Plaintiff requests that this court reconsider its conclusion that the March Agreement did not constitute a valid acknowledgement restarting the statute of limitations for his claims against Weider pursuant to Section 17-101. This court previously concluded that because the March Agreement contains neither Weider's promise to pay nor Weider's signature, it did not constitute a valid acknowledgement pursuant to Section 17-101. Plaintiff seeks reconsideration of this court's conclusion on the grounds that (i) he is entitled to discovery to prove that Weider signed the March Agreement and (ii) "there is no requirement that the party acknowledging the debt be the party who has agreed to repay it." Pl. Motion for Reconsideration at 17-18.
Even if plaintiff is correct that Weider signed the March Agreement and that the party signing an acknowledgment need not be the party that has agreed to make the payments, the March Agreement fails to render plaintiff's claim against Weider timely under Section 17-101. The March Agreement is not a valid acknowledgment on the part of Weider because it is inconsistent with an intention on his part to pay the Loan. Bendavid, 1997 WL 737678, at *1. Though the March Agreement acknowledges the existence of the Loan, it does not contain an unconditional promise by Weider, or anyone acting on his behalf, to pay his debt to plaintiff. See Sichol v. Crocker, 177 A.D.2d 842, 843 (N.Y. App. Div. 1991) (holding that a letter did not constitute an acknowledgment for the purposes of Section 17-101 because while it "arguably acknowledged the existence of indebtedness, there was no unconditional promise to pay it"). Rather, the March Agreement contains a promise by Konig to fully satisfy the Loan and a promise by Roth to encourage plaintiff to accept Konig's settlement offer. March Agreement ¶ 3. Because Konig promised to fully satisfy the Loan in the March Agreement, that agreement indicates that Weider had no intention to pay his debt to plaintiff; the agreement shows an intention on the part of defendants to have Konig fully satisfy the debt in place of Weider. The March Agreement is inconsistent with an intention on the part of Weider to pay his debt to plaintiff.

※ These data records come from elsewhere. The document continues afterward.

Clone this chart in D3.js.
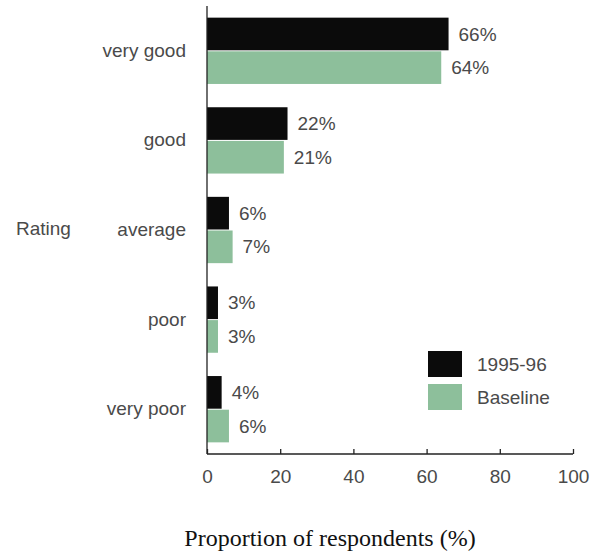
<!DOCTYPE html>
<html>
<head>
<meta charset="utf-8">
<script src="https://cdn.jsdelivr.net/npm/d3@7"></script>
<style>
  body { margin: 0; background: #fff; }
  .axis text { font-family: "Liberation Sans", Arial, sans-serif; font-size: 19px; fill: #4a4a4a; }
  .axis path, .axis line { stroke: #222; stroke-width: 1.3; }
</style>
</head>
<body>
<div id="chart"></div>
<script>
const ratings = ["very good", "good", "average", "poor", "very poor"];
const current = [66, 22, 6, 3, 4];      // 1995-96
const baseline = [64, 21, 7, 3, 6];     // Baseline
const seriesNames = ["1995-96", "Baseline"];
const xTicks = [0, 20, 40, 60, 80, 100];

const colors = ["#0b0b0b", "#8dbf9b"];
const width = 595, height = 556;
const x0 = 207, x1 = 573, yTop = 6, yBottom = 454;
const fontSans = "Liberation Sans, Arial, sans-serif";

let svg = d3.select("#chart").append("svg")
    .attr("width", width)
    .attr("height", height);

const xScale = d3.scaleLinear().domain([0, 100]).range([x0, x1]);

const yScale = d3.scaleBand()
    .domain(ratings)
    .range([yTop, yBottom])
    .paddingInner(0.26)
    .paddingOuter(0.13);

const sub = d3.scaleBand()
    .domain(seriesNames)
    .range([0, yScale.bandwidth()])
    .paddingInner(0.03);

const rows = ratings.map((r, i) => ({ rating: r, values: [current[i], baseline[i]] }));

// bars
const group = svg.append("g")
    .selectAll("g")
    .data(rows)
    .join("g")
    .attr("transform", d => `translate(0,${yScale(d.rating)})`);

group.selectAll("rect")
    .data(d => d.values.map((v, j) => ({ v: v, s: seriesNames[j], j: j })))
    .join("rect")
    .attr("x", xScale(0))
    .attr("y", d => sub(d.s))
    .attr("width", d => xScale(d.v) - xScale(0))
    .attr("height", sub.bandwidth())
    .attr("fill", d => colors[d.j]);

group.selectAll("text")
    .data(d => d.values.map((v, j) => ({ v: v, s: seriesNames[j] })))
    .join("text")
    .attr("x", d => xScale(d.v) + 10)
    .attr("y", d => sub(d.s) + sub.bandwidth() / 2)
    .attr("dy", "0.35em")
    .attr("font-family", fontSans)
    .attr("font-size", 19)
    .attr("fill", "#4a4a4a")
    .text(d => d.v + "%");

// x axis
svg.append("g")
    .attr("class", "axis x-axis")
    .attr("transform", `translate(0,${yBottom})`)
    .call(d3.axisBottom(xScale).tickValues(xTicks).tickSizeInner(-5).tickSizeOuter(0).tickPadding(16));

svg.select(".x-axis .domain").attr("d", `M${x0},0H${x1}`);

// y axis
svg.append("g")
    .attr("class", "axis y-axis")
    .attr("transform", `translate(${x0},0)`)
    .call(d3.axisLeft(yScale).tickSize(0).tickPadding(21));

svg.select(".y-axis .domain").attr("d", `M0,${yTop}V${yBottom}`);

svg.append("text")
    .attr("x", 16)
    .attr("y", 228)
    .attr("dy", "0.35em")
    .attr("font-family", fontSans)
    .attr("font-size", 19)
    .attr("fill", "#4a4a4a")
    .text("Rating");

svg.append("text")
    .attr("x", 330)
    .attr("y", 538)
    .attr("dy", "0.35em")
    .attr("text-anchor", "middle")
    .attr("font-family", "Liberation Serif, Times New Roman, serif")
    .attr("font-size", 24)
    .attr("fill", "#111")
    .text("Proportion of respondents (%)");

// legend
const legend = svg.append("g")
    .selectAll("g")
    .data(seriesNames)
    .join("g")
    .attr("transform", (d, i) => `translate(428,${351 + i * 33})`);

legend.append("rect")
    .attr("width", 34)
    .attr("height", 26)
    .attr("fill", (d, i) => colors[i]);

legend.append("text")
    .attr("x", 49)
    .attr("y", 13)
    .attr("dy", "0.35em")
    .attr("font-family", fontSans)
    .attr("font-size", 19)
    .attr("fill", "#4a4a4a")
    .text(d => d);
</script>
</body>
</html>
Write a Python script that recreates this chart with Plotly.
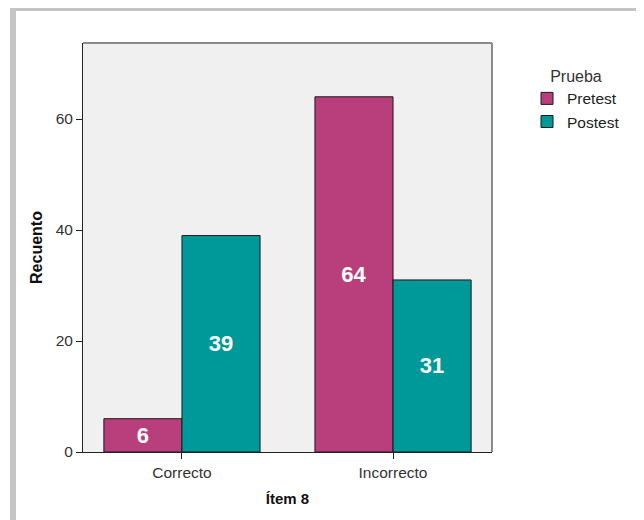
import plotly.graph_objects as go

categories = ["Correcto", "Incorrecto"]
pretest = [6, 64]
postest = [39, 31]
series_names = ["Pretest", "Postest"]
y_ticks = [0, 20, 40, 60]

OFF = 8  # page body margin
W, H = 644 - OFF, 520 - OFF
L, R, T, B = 83 - OFF, 492 - OFF, 43 - OFF, 452 - OFF
pw, ph = R - L, B - T

def px(x):
    return (x - OFF - L) / pw

def py(y):
    return (B - (y - OFF)) / ph

fig = go.Figure()
colors = ["#B93E7C", "#009999"]
for name, vals, col in zip(series_names, [pretest, postest], colors):
    fig.add_trace(go.Bar(
        name=name, x=categories, y=vals,
        marker=dict(color=col, line=dict(color="#1a1a1a", width=1)),
        text=[str(v) for v in vals], textposition="inside",
        insidetextanchor="middle", textangle=0,
        textfont=dict(family="Liberation Sans, Arial", size=22, color="white", weight="bold"),
    ))

shapes = [
    dict(type="rect", xref="paper", yref="paper", x0=px(10), x1=px(16), y0=py(530), y1=py(5),
         fillcolor="#C4C4C4", line_width=0, layer="below"),
    dict(type="rect", xref="paper", yref="paper", x0=px(10), x1=px(650), y0=py(11), y1=py(5),
         fillcolor="#C4C4C4", line_width=0, layer="below"),
    dict(type="line", xref="paper", yref="paper", x0=0, x1=1, y0=1, y1=1,
         line=dict(color="#8a8a8a", width=2)),
    dict(type="line", xref="paper", yref="paper", x0=1, x1=1, y0=0, y1=1,
         line=dict(color="#8a8a8a", width=2)),
]

fig.update_layout(
    width=W, height=H,
    margin=dict(l=L, r=W - R, t=T, b=H - B, autoexpand=False),
    paper_bgcolor="white", plot_bgcolor="#F0F0F0",
    barmode="group", bargap=0.26, bargroupgap=0,
    font=dict(family="Liberation Sans, Arial", size=15, color="#222"),
    showlegend=True,
    legend=dict(
        title=dict(text="Prueba", side="top center", font=dict(size=16, color="#333")),
        x=px(527), y=py(61), xanchor="left", yanchor="top",
        font=dict(size=15.5, color="#222"), tracegroupgap=0,
        itemwidth=30, bgcolor="rgba(0,0,0,0)",
    ),
    shapes=shapes,
    xaxis=dict(
        range=[-0.469, 1.469], showgrid=False, zeroline=False,
        ticks="outside", ticklen=6, tickcolor="#222", showline=True, linecolor="#222",
        linewidth=1, tickfont=dict(size=15.5, color="#333"),
        title=dict(text="<b>Ítem 8</b>", font=dict(size=15, color="#111"), standoff=13),
    ),
    yaxis=dict(
        range=[0, 409 / 5.55], tickvals=y_ticks, showgrid=False, zeroline=False,
        ticks="outside", ticklen=6, tickcolor="#222", showline=True, linecolor="#222",
        linewidth=1, tickfont=dict(size=15.5, color="#333"),
        title=dict(text="<b>Recuento</b>", font=dict(size=16, color="#111"), standoff=9),
    ),
)

fig.write_html("out.html")
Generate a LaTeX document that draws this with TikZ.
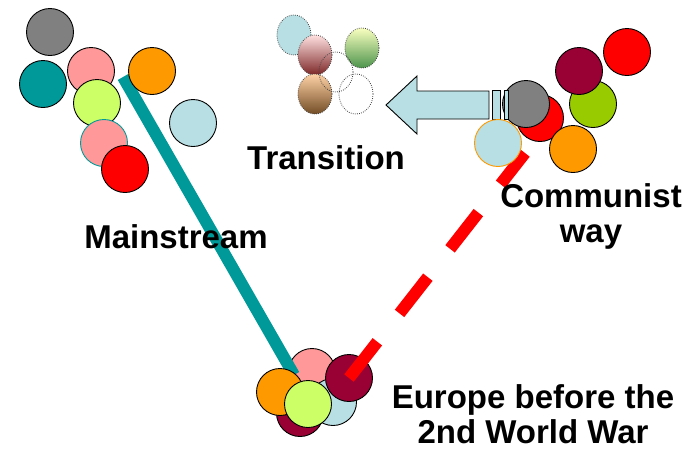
\documentclass[tikz,border=0pt]{standalone}
\usepackage{fontspec}
\setmainfont{Liberation Sans}
\usetikzlibrary{shapes.geometric}
\definecolor{ballgray}{HTML}{808080}
\definecolor{ballteal}{HTML}{009999}
\definecolor{ballpink}{HTML}{FF9999}
\definecolor{ballorange}{HTML}{FF9900}
\definecolor{balllime}{HTML}{CCFF66}
\definecolor{ballred}{HTML}{FF0000}
\definecolor{ballblue}{HTML}{B8DFE3}
\definecolor{ballmaroon}{HTML}{990033}
\definecolor{ballgreen}{HTML}{99CC00}

\begin{document}
\begin{tikzpicture}[x=1pt,y=-1pt]
\tikzstyle{ball}=[circle,draw=black,line width=0.9pt,minimum size=47pt,inner sep=0pt]
\tikzstyle{ghost}=[ellipse,draw=black!75,dash pattern=on 0.8pt off 1.3pt,line width=0.8pt,minimum width=34pt,minimum height=40pt,inner sep=0pt]
\tikzstyle{heading}=[font=\fontsize{33}{35}\selectfont\bfseries,align=center,inner sep=0pt]
\tikzstyle{road}=[line width=12pt]
\useasboundingbox (0,0) rectangle (698,451);
% mainstream
\node[ball,fill=ballgray] (m1) at (50,32) {};
\node[ball,fill=ballteal] (m2) at (43,84) {};
\node[ball,fill=ballpink] (m3) at (91,71) {};
\node[ball,fill=balllime] (m4) at (97,103) {};
\node[ball,fill=ballpink,draw=ballteal] (m5) at (104,143) {};
\node[ball,fill=ballred] (m6) at (125,169) {};
% bottom
\node[ball,fill=ballpink] (e1) at (312,372) {};
\coordinate (mainTop) at (123,77);
\coordinate (mainEnd) at (294,375);
\draw[road,ballteal] (mainTop) -- (mainEnd);
\node[ball,fill=ballorange] (m7) at (152,71) {};
\node[ball,fill=ballblue] (m8) at (193,123) {};
\node[ball,fill=ballblue] (e2) at (333,402) {};
\node[ball,fill=ballmaroon] (e3) at (300,413) {};
\node[ball,fill=ballorange] (e4) at (280,392) {};
\node[ball,fill=balllime] (e5) at (308,404) {};
\node[ball,fill=ballmaroon] (e6) at (349,378) {};
% transition
\node[ghost,top color=ballblue,bottom color=ballblue] (t1) at (294,35) {};
\node[ghost,top color=green!10!yellow!25,bottom color=green!40!black!70] (t2) at (362,48) {};
\node[ghost,top color=red!12!white,bottom color=red!40!black!85] (t3) at (315,55) {};
\node[ghost,top color=orange!35,bottom color=brown!60!black] (t4) at (315,94) {};
\node[ghost] (t5) at (336,72) {};
\node[ghost] (t6) at (356,94) {};
% communist
\node[ball,fill=ballred] (c1) at (627,52) {};
\node[ball,fill=ballgreen] (c2) at (593,104) {};
\node[ball,fill=ballmaroon] (c3) at (579,71) {};
\node[ball,fill=ballred] (c4) at (540,118) {};
\node[ball,fill=ballgray] (c5) at (526,104) {};
\node[ball,fill=ballorange] (c6) at (573,149) {};
\draw[fill=ballblue,line width=0.9pt] (489,91) -- (417,91) -- (417,76) -- (386,105) -- (417,134) -- (417,119) -- (489,119) -- cycle;
\draw[fill=ballblue,line width=0.9pt] (492,90) rectangle (500,119);
\draw[fill=ballblue,line width=0.9pt] (504,90) rectangle (508,119);
\coordinate (commTop) at (525,153);
\draw[road,ballred,dash pattern=on 46pt off 36pt] (e6.center) -- (commTop);
\node[ball,fill=ballblue,draw=ballorange] (c7) at (498,143) {};
% texts
\node[heading] (transition) at (326,158) {Transition};
\node[heading] (mainstream) at (176,237) {Mainstream};
\node[heading] (communist) at (591,216) {Communist\\way};
\node[heading] (europe) at (533,414) {Europe before the\\2nd World War};
\end{tikzpicture}
\end{document}
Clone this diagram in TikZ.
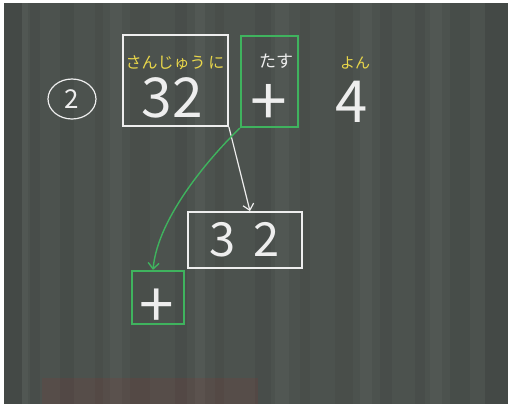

Accordingly, the March Agreement is not a valid acknowledgment on the part of Weider under Section 17-101. Plaintiff's motion to reconsider the court's conclusion that the March Agreement did not constitute a valid acknowledgement pursuant to Section 17-101 is denied.
In his motion for reconsideration, plaintiff seeks clarification with respect to two points in the court's February 14 Order. Pl. Mem. at 4. With respect to plaintiff's first request for clarification, as stated above, the March Agreement did not constitute a valid acknowledgement under Section 17-101. With respect to its second request for clarification, footnote 4 on page 9 of the February 14 Order incorrectly refers to plaintiff's claim against Weider; it should refer to his claim against Konig.
CONCLUSION
For the reasons set forth above, plaintiff's motion is granted in part and denied in part. The court finds that plaintiff has sufficiently alleged a third-party-beneficiary claim against Konig. Plaintiff's motion for reconsideration is granted on that ground. Thus, Konig's motion to dismiss plaintiff's third-party-beneficiary claim is denied. The court, however, rejects plaintiff's claim that the March Agreement constituted a valid acknowledgment pursuant to Section 17-101. His motion for reconsideration is denied on that ground.SO ORDERED.